Rerecord Timing Advisory
- When capture timing needs to wait for C to finish a complex key (for example
_travel confirmation at.), encode the pause in-session:- per-step:
steps[i].capture.key_delay_s - or global regen override:
regen.key_delays_s(1-based gameplay step map)
- per-step:
- Then rerecord via:
python3 test/comparison/c-harness/rerecord.py <session.json>
- Keep this for true capture-boundary timing only; do not use it to mask core gameplay logic mismatches.
When a Fix Unmasks New Regressions
When a C-faithful foundational fix (e.g., bitfield semantics, call-chain ordering) causes previously-passing sessions to fail, treat those as newly exposed bugs, not reasons to revert the fix.
- Hold the known-correct fix. Do not revert it to quiet tests.
- Instrument surgically: temporary opt-in traces behind env flags.
- Fix the exposed bug, not the symptom. Re-run immediately.
- Remove temporary instrumentation after diagnosis.
- Broaden validation (nearby seed batch) before committing.
Gates for landing a foundational fix:
- Invariant gate — C-faithful rule remains in place
- No-mask gate — no comparator/replay masking added
- Regression gate — target session non-regressing vs pre-fix
- Breadth gate — nearby seeds show no severe new regressions
- Cleanliness gate — temporary instrumentation removed
Persistence on Hard Bugs
When working through a burndown where all issues must pass:
- Stay on the problem. Rebuilding context is more expensive than persistence. Don't context-switch to easier bugs hoping they'll be faster.

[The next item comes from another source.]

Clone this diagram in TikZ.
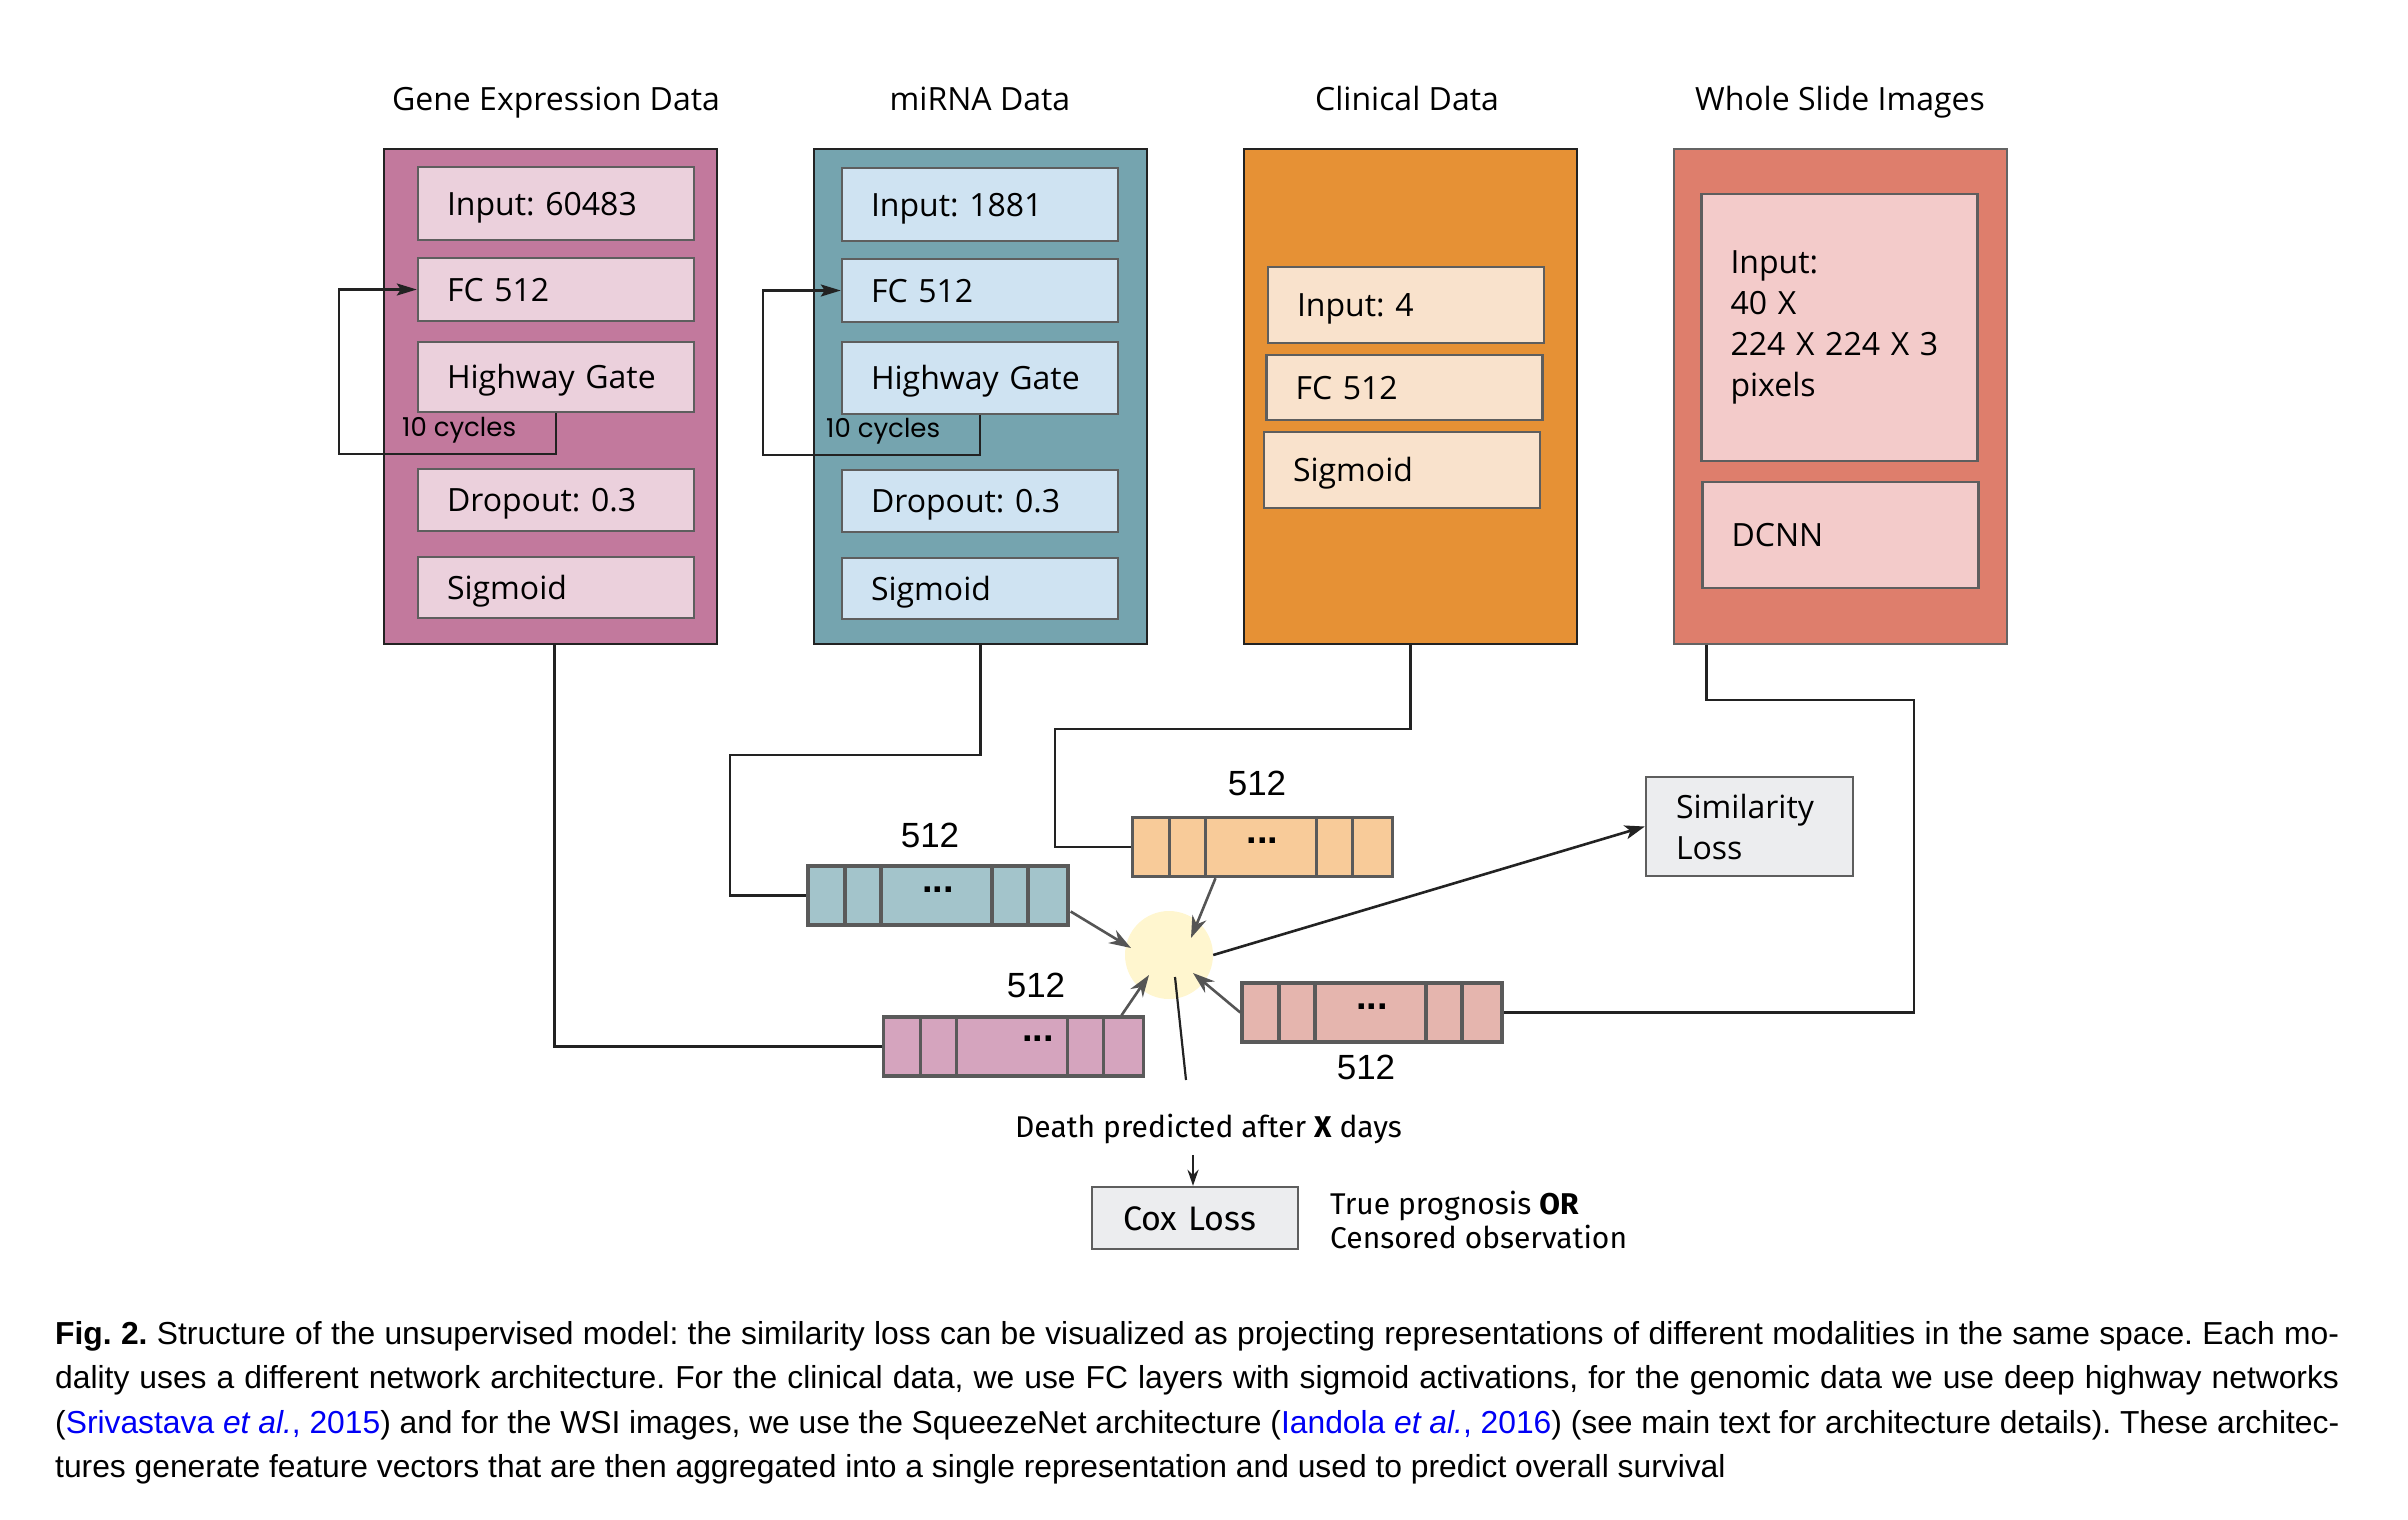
\documentclass[tikz,border=0pt]{standalone}
\usepackage{fontspec}
\setmainfont{Open Sans}
\newfontfamily\capfont{Liberation Sans}
\newfontfamily\lossfont{Fira Sans}
\newfontfamily\cycfont{Poppins}
\usetikzlibrary{arrows.meta,calc}

\definecolor{geouter}{RGB}{194,121,157}
\definecolor{geinner}{RGB}{235,208,220}
\definecolor{miouter}{RGB}{117,164,175}
\definecolor{miinner}{RGB}{207,227,242}
\definecolor{clouter}{RGB}{230,145,53}
\definecolor{clinner}{RGB}{249,226,204}
\definecolor{wsouter}{RGB}{222,126,108}
\definecolor{wsinner}{RGB}{243,203,202}
\definecolor{gevec}{RGB}{213,164,190}
\definecolor{mivec}{RGB}{163,196,203}
\definecolor{clvec}{RGB}{248,203,153}
\definecolor{wsvec}{RGB}{229,181,174}
\definecolor{lossfill}{RGB}{236,237,239}
\definecolor{fusefill}{RGB}{255,246,207}
\definecolor{boxline}{RGB}{34,34,34}
\definecolor{wsline}{RGB}{100,100,100}
\definecolor{layerline}{RGB}{94,94,94}
\definecolor{vecline}{RGB}{90,90,90}
\definecolor{arrowgrey}{RGB}{85,85,85}
\definecolor{citeblue}{RGB}{0,0,245}

\newcommand{\lblfont}{\fontsize{32}{41}\selectfont}
\newcommand{\cycfnt}{\cycfont\fontsize{26}{30}\selectfont}
\newcommand{\numfnt}{\capfont\fontsize{35}{40}\selectfont}
\newcommand{\dotfnt}{\capfont\bfseries\fontsize{38}{38}\selectfont}
\newcommand{\predfnt}{\lossfont\fontsize{30}{34}\selectfont}
\newcommand{\coxfnt}{\lossfont\fontsize{34}{40}\selectfont}
\newcommand{\capfnt}{\capfont\fontsize{31.8}{44.5}\selectfont}
\newcommand{\celldots}{\raisebox{12pt}{...}}

\tikzset{
  modtitle/.style={font=\lblfont, inner sep=0pt, anchor=base},
  modbox/.style={draw=boxline, line width=2.6pt, minimum width=333pt, minimum height=495pt, inner sep=0pt},
  netlayer/.style={draw=layerline, line width=2.4pt, inner xsep=29pt, inner ysep=0pt, text width=218pt, align=left, font=\lblfont},
  onelayer/.style={netlayer, text height=23pt, text depth=0pt},
  featvec/.style={draw=vecline, line width=3.4pt, minimum width=260pt, minimum height=59pt, inner sep=0pt, font=\dotfnt},
  divider/.style={draw=vecline, line width=3.4pt},
  wire/.style={draw=boxline, line width=2.6pt},
  feed/.style={draw=arrowgrey, line width=2.6pt, -{Stealth[length=22pt,width=15pt]}},
  lossbox/.style={draw=layerline, fill=lossfill, line width=2.4pt, inner ysep=0pt, align=left},
  dimlabel/.style={font=\numfnt, inner sep=0pt}
}

\begin{document}
\frenchspacing
\begin{tikzpicture}[x=1pt,y=1pt,yscale=-1,xscale=1]
\useasboundingbox (0,0) rectangle (2408,1519);

% Text Node
\node[modtitle] (geTitle) at (556,110) {Gene Expression Data};
\node[modtitle] (miTitle) at (980,110) {miRNA Data};
\node[modtitle] (clTitle) at (1407,110) {Clinical Data};
\node[modtitle] (wsTitle) at (1840,110) {Whole Slide Images};

%Shape: Rectangle [gene expression]
\node[modbox, fill=geouter] (geBox) at (550.5,396.5) {};
\node[onelayer, fill=geinner, minimum height=73pt] (geIn) at (556,203.5) {Input: 60483};
\node[onelayer, fill=geinner, minimum height=63pt] (geFc) at (556,289.5) {FC 512};
\node[onelayer, fill=geinner, minimum height=70pt] (geHw) at (556,377) {Highway Gate};
\node[onelayer, fill=geinner, minimum height=62pt] (geDo) at (556,500) {Dropout: 0.3};
\node[onelayer, fill=geinner, minimum height=61pt] (geSg) at (556,587.5) {Sigmoid};

%Shape: Rectangle [miRNA]
\node[modbox, fill=miouter] (miBox) at (980.5,396.5) {};
\node[onelayer, fill=miinner, minimum height=73pt] (miIn) at (980,204.5) {Input: 1881};
\node[onelayer, fill=miinner, minimum height=63pt] (miFc) at (980,290.5) {FC 512};
\node[onelayer, fill=miinner, minimum height=72pt] (miHw) at (980,378) {Highway Gate};
\node[onelayer, fill=miinner, minimum height=62pt] (miDo) at (980,501) {Dropout: 0.3};
\node[onelayer, fill=miinner, minimum height=61pt] (miSg) at (980,588.5) {Sigmoid};

%Shape: Rectangle [clinical]
\node[modbox, fill=clouter] (clBox) at (1410.5,396.5) {};
\node[onelayer, fill=clinner, minimum height=76pt] (clIn) at (1406,305) {Input: 4};
\node[onelayer, fill=clinner, minimum height=65pt] (clFc) at (1404.5,387.5) {FC 512};
\node[onelayer, fill=clinner, minimum height=76pt] (clSg) at (1402,470) {Sigmoid};

%Shape: Rectangle [slides]
\node[modbox, fill=wsouter, draw=wsline] (wsBox) at (1840.5,396.5) {};
\node[netlayer, fill=wsinner, minimum height=267pt] (wsIn) at (1839.5,327.5) {Input:\\40 X\\224 X 224 X 3\\pixels};
\node[onelayer, fill=wsinner, minimum height=106pt] (wsDn) at (1840.5,535) {DCNN};

%Straight Lines [highway loops]
\coordinate (geLoop) at (339,454);
\coordinate (miLoop) at (763,455);
\draw[wire, -{Stealth[length=20pt,width=12pt,inset=4pt]}] (geHw.south) |- (geLoop) |- (geFc.west);
\draw[wire, -{Stealth[length=20pt,width=12pt,inset=4pt]}] (miHw.south) |- (miLoop) |- (miFc.west);
\node[font=\cycfnt, anchor=west, inner sep=0pt] (geCyc) at (402,430) {10 cycles};
\node[font=\cycfnt, anchor=west, inner sep=0pt] (miCyc) at (826,431) {10 cycles};

%Straight Lines [to feature vectors]
\coordinate (miBend) at (730,755);
\coordinate (clBend) at (1055,729);
\coordinate (wsBend) at (1914,700);
\draw[wire] ([xshift=4pt]geBox.south) |- (1013.5,1046.5);
\draw[wire] (miBox.south) |- (miBend) |- (938,895.5);
\draw[wire] (clBox.south) |- (clBend) |- (1262.5,847);
\draw[wire] ([xshift=34pt]wsBox.south west) |- (wsBend) |- (1372,1012.5);

%Shape: Rectangle [feature vectors]
\node[featvec, fill=mivec] (miVec) at (938,895.5) {\celldots};
\node[featvec, fill=clvec] (clVec) at (1262.5,847) {\celldots};
\node[featvec, fill=gevec] (geVec) at (1013.5,1046.5) {\hspace*{49pt}\raisebox{16pt}{...}};
\node[featvec, fill=wsvec] (wsVec) at (1372,1012.5) {\celldots};
\draw[divider] ([xshift=-93pt]miVec.north) -- ([xshift=-93pt]miVec.south) ([xshift=-57pt]miVec.north) -- ([xshift=-57pt]miVec.south) ([xshift=54pt]miVec.north) -- ([xshift=54pt]miVec.south) ([xshift=90pt]miVec.north) -- ([xshift=90pt]miVec.south);
\draw[divider] ([xshift=-93pt]clVec.north) -- ([xshift=-93pt]clVec.south) ([xshift=-57pt]clVec.north) -- ([xshift=-57pt]clVec.south) ([xshift=54pt]clVec.north) -- ([xshift=54pt]clVec.south) ([xshift=90pt]clVec.north) -- ([xshift=90pt]clVec.south);
\draw[divider] ([xshift=-93pt]geVec.north) -- ([xshift=-93pt]geVec.south) ([xshift=-57pt]geVec.north) -- ([xshift=-57pt]geVec.south) ([xshift=54pt]geVec.north) -- ([xshift=54pt]geVec.south) ([xshift=90pt]geVec.north) -- ([xshift=90pt]geVec.south);
\draw[divider] ([xshift=-93pt]wsVec.north) -- ([xshift=-93pt]wsVec.south) ([xshift=-57pt]wsVec.north) -- ([xshift=-57pt]wsVec.south) ([xshift=54pt]wsVec.north) -- ([xshift=54pt]wsVec.south) ([xshift=90pt]wsVec.north) -- ([xshift=90pt]wsVec.south);

% Text Node
\node[dimlabel] (miDim) at (930,835) {512};
\node[dimlabel] (clDim) at (1257,783) {512};
\node[dimlabel] (geDim) at (1036,985) {512};
\node[dimlabel] (wsDim) at (1366,1067) {512};

%Shape: Circle [fusion]
\node[circle, fill=fusefill, minimum size=88pt, inner sep=0pt] (fusion) at (1169,955) {};
\draw[feed] ($(miVec.east)+(1,16)$) -- ($(fusion)+(-38,-7)$);
\draw[feed] ($(clVec.south)+(-47,0)$) -- ($(fusion)+(22,-17)$);
\draw[feed] ($(geVec.north)+(108,0)$) -- ($(fusion)+(-20,20)$);
\draw[feed] (wsVec.west) -- ($(fusion)+(24,18)$);

%Shape: Rectangle [losses]
\node[lossbox, inner xsep=30pt, text width=147pt, minimum height=99pt, font=\lblfont] (simLoss) at (1749.5,826.5) {Similarity\\Loss};
\draw[wire, -{Stealth[length=20pt,width=14pt,inset=5pt]}] (fusion.east) -- (simLoss.west);

\coordinate (predEnd) at (1186,1080);
\draw[wire, line width=2.2pt] ($(fusion)+(6,22)$) -- (predEnd);
\node[font=\predfnt, inner sep=0pt] (predTxt) at (1208.5,1129) {Death predicted after \textbf{X} days};

\node[lossbox, inner xsep=31pt, text width=144pt, minimum height=62pt, font=\coxfnt, text height=24pt, text depth=0pt] (coxLoss) at (1195,1218) {Cox Loss};
\draw[wire, line width=2.4pt, -{Stealth[length=16pt,width=11pt]}] ($(coxLoss.north)+(-2,-31)$) -- ($(coxLoss.north)+(-2,0)$);
\node[font=\predfnt, align=left, anchor=west, inner sep=0pt] (progTxt) at (1330,1220) {True prognosis \textbf{OR}\\Censored observation};

% Text Node [caption]
\node[font=\capfnt, text width=2284pt, align=justify, anchor=north west, inner sep=0pt] (caption) at (55,1321) {\hyphenpenalty=10000 \textbf{Fig. 2.} Structure of the unsupervised model: the similarity loss can be visualized as projecting representations of different modalities in the same space. Each mo-\linebreak dality uses a different network architecture. For the clinical data, we use FC layers with sigmoid activations, for the genomic data we use deep highway networks\linebreak (\textcolor{citeblue}{Srivastava \textit{et al.}, 2015}) and for the WSI images, we use the SqueezeNet architecture (\textcolor{citeblue}{Iandola \textit{et al.}, 2016}) (see main text for architecture details). These architec-\linebreak tures generate feature vectors that are then aggregated into a single representation and used to predict overall survival};

\end{tikzpicture}
\end{document}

- Collect evidence, don't theorize. Add targeted traces, check actual values, compare C vs JS at specific points.
- Think in invariants. What should always be true? When is the first time a desired invariant is falsified?
- When it seems hardest, the answer is close. Most possibilities have been eliminated. Look more carefully at evidence already collected.
- Use the
trace-before-theorizeskill when stuck.
Done Criteria
- First divergence is eliminated or moved later with evidence.
- Target failing session is green or measurably improved.
- No harness/comparator/replay compensation hacks were introduced.
docs/LORE.mdupdated with what changed and why.
Caching Note
analyze_golden.js caches results keyed on commit hash. Results won't refresh
until you commit — if you need to see whether an uncommitted change affects
session results, use node --test test/comparison/sessions.test.js directly
(it always runs live against current code).
Commit/Push Cadence
- Once a regression fix is verified (target session and relevant targeted checks), commit promptly.
- Push validated increments promptly to keep other agents synchronized.
- Do not leave validated fixes stranded locally for long-running batching.
- If push fails, resolve and retry until successful.